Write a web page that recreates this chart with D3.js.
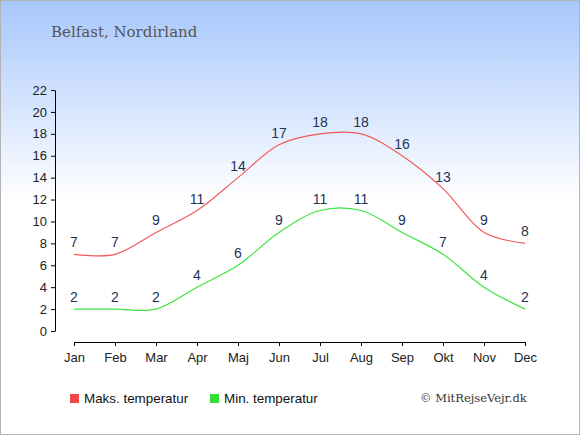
<!DOCTYPE html>
<html lang="da">
<head>
<meta charset="UTF-8">
<title>Belfast, Nordirland</title>
<script src="https://d3js.org/d3.v7.min.js"></script>
<style>
  body { margin: 0; }
  svg { display: block; }
</style>
</head>
<body>
<script>
// data
const months = ["Jan", "Feb", "Mar", "Apr", "Maj", "Jun", "Jul", "Aug", "Sep", "Okt", "Nov", "Dec"];
const maxTemp = [7, 7, 9, 11, 14, 17, 18, 18, 16, 13, 9, 8];
const minTemp = [2, 2, 2, 4, 6, 9, 11, 11, 9, 7, 4, 2];
const yTicks = [0, 2, 4, 6, 8, 10, 12, 14, 16, 18, 20, 22];

const width = 580, height = 435;

const svg = d3.select("body").append("svg")
    .attr("width", width)
    .attr("height", height);

const grad = svg.append("defs").append("linearGradient")
    .attr("id", "bg").attr("x1", 0).attr("y1", 0).attr("x2", 0).attr("y2", 1);
grad.append("stop").attr("offset", "0%").attr("stop-color", "#a7c7fc");
grad.append("stop").attr("offset", "46%").attr("stop-color", "#ffffff");
grad.append("stop").attr("offset", "100%").attr("stop-color", "#ffffff");

svg.append("rect")
    .attr("x", 0.5).attr("y", 0.5)
    .attr("width", width - 1).attr("height", height - 1)
    .attr("fill", "url(#bg)")
    .attr("stroke", "#b3b3b3");

svg.append("text")
    .attr("x", 51).attr("y", 37)
    .attr("font-family", "'DejaVu Serif', 'Liberation Serif', serif")
    .attr("font-size", 15)
    .attr("fill", "#555")
    .text("Belfast, Nordirland");

const x = d3.scalePoint().domain(months).range([74, 525]);
const y = d3.scaleLinear().domain([0, 22]).range([331, 90]);

// y axis
const yAxis = svg.append("g")
    .attr("transform", "translate(55,0)")
    .call(d3.axisLeft(y).tickValues(yTicks).tickSize(4).tickSizeOuter(0));

// x axis
const xAxis = svg.append("g")
    .attr("transform", "translate(0,342)")
    .call(d3.axisBottom(x).tickSize(4).tickSizeOuter(0));

[yAxis, xAxis].forEach(g => {
    g.select(".domain").attr("stroke", "#000");
    g.selectAll(".tick line").attr("stroke", "#000");
    g.selectAll(".tick text")
        .attr("font-family", "'Liberation Sans', Arial, sans-serif")
        .attr("font-size", 13)
        .attr("fill", "#222");
});
yAxis.selectAll(".tick text").attr("dx", "-1");
xAxis.selectAll(".tick text").attr("dy", "1.0em");

const line = d3.line()
    .x((d, i) => x(months[i]))
    .y(d => y(d))
    .curve(d3.curveCatmullRom.alpha(0.5));

const series = [
    { values: maxTemp, color: "#f25a5a" },
    { values: minTemp, color: "#3ee63e" }
];

series.forEach(s => {
    svg.append("path")
        .datum(s.values)
        .attr("fill", "none")
        .attr("stroke", s.color)
        .attr("stroke-width", 1.2)
        .attr("d", line);

    svg.append("g").selectAll("text")
        .data(s.values)
        .join("text")
        .attr("x", (d, i) => x(months[i]))
        .attr("y", d => y(d) - 7)
        .attr("text-anchor", "middle")
        .attr("font-family", "'Liberation Sans', Arial, sans-serif")
        .attr("font-size", 14)
        .attr("fill", "#1f3355")
        .text(d => d);
});

// legend
const legend = [
    { label: "Maks. temperatur", color: "#f04848", x: 70 },
    { label: "Min. temperatur", color: "#33e033", x: 210 }
];
legend.forEach(l => {
    svg.append("rect")
        .attr("x", l.x).attr("y", 394)
        .attr("width", 9).attr("height", 9)
        .attr("fill", l.color);
    svg.append("text")
        .attr("x", l.x + 14).attr("y", 403)
        .attr("font-family", "'Liberation Sans', Arial, sans-serif")
        .attr("font-size", 13.4)
        .attr("fill", "#111")
        .text(l.label);
});

svg.append("text")
    .attr("x", 420).attr("y", 402)
    .attr("font-family", "'DejaVu Serif', 'Liberation Serif', serif")
    .attr("font-size", 11.5)
    .attr("fill", "#333")
    .text("© MitRejseVejr.dk");
</script>
</body>
</html>
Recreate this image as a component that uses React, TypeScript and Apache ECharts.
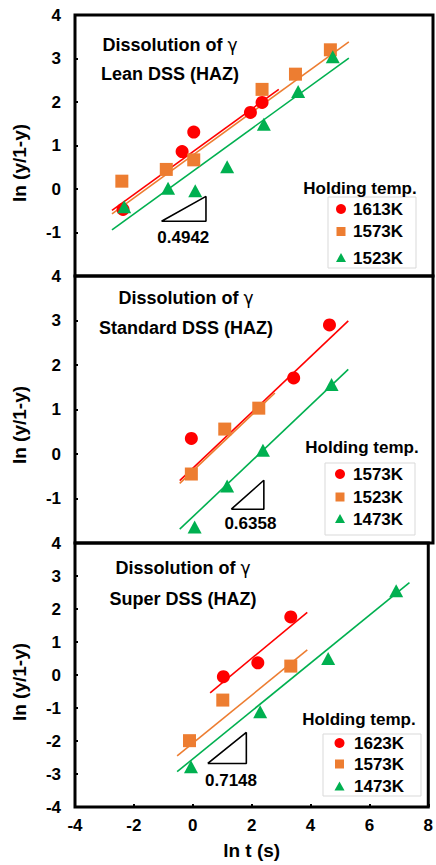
import React, { useEffect, useRef } from "react";
import * as echarts from "echarts";

// ---------- data (ln t, ln(y/1-y)) ----------
const panelTitles = ["Lean DSS (HAZ)", "Standard DSS (HAZ)", "Super DSS (HAZ)"];
const slopeLabels = ["0.4942", "0.6358", "0.7148"];

const leanTemps = ["1613K", "1573K", "1523K"];
const lean1613X = [-2.39, -0.41, -0.02, 1.88, 2.27];
const lean1613Y = [-0.47, 0.86, 1.31, 1.76, 1.99];
const lean1573X = [-2.43, -0.94, -0.02, 2.27, 3.39, 4.56];
const lean1573Y = [0.18, 0.45, 0.67, 2.29, 2.64, 3.2];
const lean1523X = [-2.35, -0.88, 0.03, 1.1, 2.33, 3.48, 4.64];
const lean1523Y = [-0.41, 0.02, -0.04, 0.51, 1.49, 2.24, 3.04];
const leanFitRed = [[-2.76, -0.49], [2.83, 2.29]];
const leanFitOrange = [[-2.76, -0.57], [5.18, 3.38]];
const leanFitGreen = [[-2.76, -0.94], [5.18, 3.01]];
const leanSlopeTri = [[-1.1, -0.74], [0.39, -0.74], [0.39, -0.17], [-1.1, -0.74]];
const leanSlopeLabelAt = [-0.37, -1.12];

const stdTemps = ["1573K", "1523K", "1473K"];
const std1573X = [-0.1, 3.33, 4.53];
const std1573Y = [0.35, 1.71, 2.9];
const std1523X = [-0.1, 1.02, 2.16];
const std1523Y = [-0.45, 0.56, 1.03];
const std1473X = [0.01, 1.1, 2.3, 4.6];
const std1473Y = [-1.64, -0.72, 0.085, 1.56];
const stdFitRed = [[-0.49, -0.6], [5.16, 2.99]];
const stdFitOrange = [[-0.49, -0.66], [2.7, 1.37]];
const stdFitGreen = [[-0.49, -1.69], [5.16, 1.9]];
const stdSlopeTri = [[1.24, -1.24], [2.33, -1.24], [2.33, -0.59], [1.24, -1.24]];
const stdSlopeLabelAt = [1.88, -1.57];

const supTemps = ["1623K", "1573K", "1473K"];
const sup1623X = [1.04, 2.21, 3.33];
const sup1623Y = [-0.05, 0.37, 1.76];
const sup1573X = [-0.11, 1.02, 3.33];
const sup1573Y = [-1.99, -0.76, 0.27];
const sup1473X = [-0.06, 2.29, 4.6, 6.91];
const sup1473Y = [-2.78, -1.11, 0.5, 2.55];
const supFitRed = [[0.59, -0.54], [3.89, 1.9]];
const supFitOrange = [[-0.53, -2.45], [3.89, 0.76]];
const supFitGreen = [[-0.53, -2.93], [7.36, 2.8]];
const supSlopeTri = [[0.51, -2.68], [1.82, -2.68], [1.82, -1.74], [0.51, -2.68]];
const supSlopeLabelAt = [1.3, -3.2];

const xTicks = { min: -4, max: 8, step: 2 };
const yMins = [-2, -2, -4];
const yMax = 4;

// ---------- styling ----------
const RED = "#ff0000";
const ORANGE = "#ed7d31";
const GREEN = "#00b050";
const FONT = "Liberation Sans, Arial, sans-serif";
const colors = [RED, ORANGE, GREEN];
const symbols = ["circle", "rect", "triangle"];

const zip = (xs: number[], ys: number[]) => xs.map((x, i) => [x, ys[i]]);

const panels = [
  {
    temps: leanTemps,
    pts: [zip(lean1613X, lean1613Y), zip(lean1573X, lean1573Y), zip(lean1523X, lean1523Y)],
    fits: [leanFitRed, leanFitOrange, leanFitGreen],
    tri: leanSlopeTri,
    labelAt: leanSlopeLabelAt,
  },
  {
    temps: stdTemps,
    pts: [zip(std1573X, std1573Y), zip(std1523X, std1523Y), zip(std1473X, std1473Y)],
    fits: [stdFitRed, stdFitOrange, stdFitGreen],
    tri: stdSlopeTri,
    labelAt: stdSlopeLabelAt,
  },
  {
    temps: supTemps,
    pts: [zip(sup1623X, sup1623Y), zip(sup1573X, sup1573Y), zip(sup1473X, sup1473Y)],
    fits: [supFitRed, supFitOrange, supFitGreen],
    tri: supSlopeTri,
    labelAt: supSlopeLabelAt,
  },
];

const grids = [
  { left: 75, top: 15, width: 358, height: 261 },
  { left: 75, top: 276, width: 358, height: 267 },
  { left: 75, top: 543, width: 358, height: 264 },
];

// layout of annotation texts (pixels)
const titleLayout = [
  { x: 170, y1: 45, y2: 74 },
  { x: 186, y1: 298, y2: 328 },
  { x: 183, y1: 568, y2: 599 },
];
const yNameY = [163, 425, 682];
const legendLayout = [
  { hx: 360, hy: 188, mx: 341, tx: 353, ys: [209, 231.5, 258], box: [328, 197, 88, 71] },
  { hx: 362, hy: 447, mx: 340, tx: 353, ys: [474, 497, 519], box: [325, 463, 90, 72] },
  { hx: 359, hy: 719, mx: 339.5, tx: 354, ys: [743, 764, 786.5], box: [323, 734, 98, 62] },
];

function buildOption() {
  const series: any[] = [];
  panels.forEach((p, gi) => {
    p.fits.forEach((f, si) => {
      series.push({
        type: "line",
        xAxisIndex: gi,
        yAxisIndex: gi,
        data: f,
        symbol: "none",
        lineStyle: { color: colors[si], width: 1.6 },
        z: 2,
        silent: true,
      });
    });
    p.pts.forEach((d, si) => {
      series.push({
        type: "scatter",
        name: p.temps[si] + "-" + gi,
        xAxisIndex: gi,
        yAxisIndex: gi,
        data: d,
        symbol: symbols[si],
        symbolSize: si === 2 ? [14, 13] : 13,
        itemStyle: { color: colors[si], opacity: 1 },
        z: 3,
      });
    });
    series.push({
      type: "line",
      xAxisIndex: gi,
      yAxisIndex: gi,
      data: p.tri,
      symbol: "none",
      lineStyle: { color: "#000", width: 1.6 },
      z: 2,
      markPoint: {
        symbol: "circle",
        symbolSize: 0,
        silent: true,
        itemStyle: { color: "transparent" },
        data: [{ coord: p.labelAt }],
        label: {
          show: true,
          position: "inside",
          formatter: slopeLabels[gi],
          color: "#000",
          textBorderWidth: 0,
          fontFamily: FONT,
          fontWeight: "bold",
          fontSize: 17,
        },
      },
    });
  });

  const graphic: any[] = [];
  titleLayout.forEach((t, i) => {
    graphic.push({
      type: "text",
      x: t.x,
      y: t.y1,
      z: 10,
      style: {
        text: "Dissolution of {g|γ}",
        fontFamily: FONT,
        fontWeight: "bold",
        fontSize: 18,
        fill: "#000",
        align: "center",
        verticalAlign: "middle",
        rich: { g: { fontFamily: "DejaVu Sans", fontWeight: "normal", fontSize: 17, fill: "#000" } },
      },
    });
    graphic.push({
      type: "text",
      x: t.x,
      y: t.y2,
      z: 10,
      style: {
        text: panelTitles[i],
        fontFamily: FONT,
        fontWeight: "bold",
        fontSize: 18,
        fill: "#000",
        align: "center",
        verticalAlign: "middle",
      },
    });
  });
  yNameY.forEach((y) => {
    graphic.push({
      type: "text",
      x: 19,
      y,
      rotation: Math.PI / 2,
      style: {
        text: "ln (y/1-y)",
        fontFamily: FONT,
        fontWeight: "bold",
        fontSize: 19,
        fill: "#000",
        align: "center",
        verticalAlign: "middle",
      },
    });
  });
  legendLayout.forEach((L, gi) => {
    graphic.push({
      type: "rect",
      shape: { x: L.box[0], y: L.box[1], width: L.box[2], height: L.box[3] },
      style: { fill: "#fff", stroke: "#d9d9d9", lineWidth: 1 },
      z: 5,
    });
    graphic.push({
      type: "text",
      x: L.hx,
      y: L.hy,
      z: 6,
      style: {
        text: "Holding temp.",
        fontFamily: FONT,
        fontWeight: "bold",
        fontSize: 17,
        fill: "#000",
        align: "center",
        verticalAlign: "middle",
      },
    });
    panels[gi].temps.forEach((temp, si) => {
      const cy = L.ys[si];
      if (si === 0) {
        graphic.push({ type: "circle", z: 6, shape: { cx: L.mx, cy, r: 5 }, style: { fill: RED } });
      } else if (si === 1) {
        graphic.push({ type: "rect", z: 6, shape: { x: L.mx - 4.5, y: cy - 4.5, width: 9, height: 9 }, style: { fill: ORANGE } });
      } else {
        graphic.push({
          type: "polygon",
          z: 6,
          shape: { points: [[L.mx, cy - 5], [L.mx + 5, cy + 4], [L.mx - 5, cy + 4]] },
          style: { fill: GREEN },
        });
      }
      graphic.push({
        type: "text",
        x: L.tx,
        y: cy,
        z: 6,
        style: {
          text: temp,
          fontFamily: FONT,
          fontWeight: "bold",
          fontSize: 17,
          fill: "#000",
          align: "left",
          verticalAlign: "middle",
        },
      });
    });
  });

  return {
    animation: false,
    backgroundColor: "#fff",
    grid: grids.map((g) => ({ ...g, show: true, borderColor: "#000", borderWidth: 3, backgroundColor: "transparent" })),
    xAxis: grids.map((_, i) => ({
      type: "value",
      gridIndex: i,
      min: xTicks.min,
      max: xTicks.max,
      interval: xTicks.step,
      axisLine: { show: false, onZero: false },
      axisTick: { show: i === 2, inside: true, length: 3, lineStyle: { color: "#000", width: 2 } },
      axisLabel: {
        show: i === 2,
        margin: 10,
        color: "#000",
        fontFamily: FONT,
        fontWeight: "bold",
        fontSize: 17,
      },
      splitLine: { show: false },
      name: i === 2 ? "ln t (s)" : "",
      nameLocation: "middle",
      nameGap: 34,
      nameTextStyle: { color: "#000", fontFamily: FONT, fontWeight: "bold", fontSize: 19 },
    })),
    yAxis: grids.map((_, i) => ({
      type: "value",
      gridIndex: i,
      min: yMins[i],
      max: yMax,
      interval: 1,
      axisLine: { show: false, onZero: false },
      axisTick: { show: true, inside: true, length: 3, lineStyle: { color: "#000", width: 2 } },
      axisLabel: {
        margin: 14,
        color: "#000",
        fontFamily: FONT,
        fontWeight: "bold",
        fontSize: 17,
        formatter: (v: number) => (i < 2 && v === yMins[i] ? "" : String(v)),
      },
      splitLine: { show: false },
    })),
    series,
    graphic,
  };
}

export default function App() {
  const ref = useRef<HTMLDivElement>(null);
  useEffect(() => {
    if (!ref.current) return;
    const chart = echarts.init(ref.current, null, { renderer: "svg" });
    chart.setOption(buildOption() as any);
    return () => chart.dispose();
  }, []);
  return (
    <div
      ref={ref}
      style={{ width: 436, height: 865, position: "absolute", left: 0, top: 0 }}
    />
  );
}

★ ★ ★ ★ ★

=== WHAT THIS TASK INVOLVES ===
Without the pictures, repeat the entries above line by line, from the first through the one that contains "18, 20, 22];", both ends included.

=== ANSWER TO THE EXERCISE ===
Write a web page that recreates this chart with D3.js.
<!DOCTYPE html>
<html lang="da">
<head>
<meta charset="UTF-8">
<title>Belfast, Nordirland</title>
<script src="https://d3js.org/d3.v7.min.js"></script>
<style>
  body { margin: 0; }
  svg { display: block; }
</style>
</head>
<body>
<script>
// data
const months = ["Jan", "Feb", "Mar", "Apr", "Maj", "Jun", "Jul", "Aug", "Sep", "Okt", "Nov", "Dec"];
const maxTemp = [7, 7, 9, 11, 14, 17, 18, 18, 16, 13, 9, 8];
const minTemp = [2, 2, 2, 4, 6, 9, 11, 11, 9, 7, 4, 2];
const yTicks = [0, 2, 4, 6, 8, 10, 12, 14, 16, 18, 20, 22];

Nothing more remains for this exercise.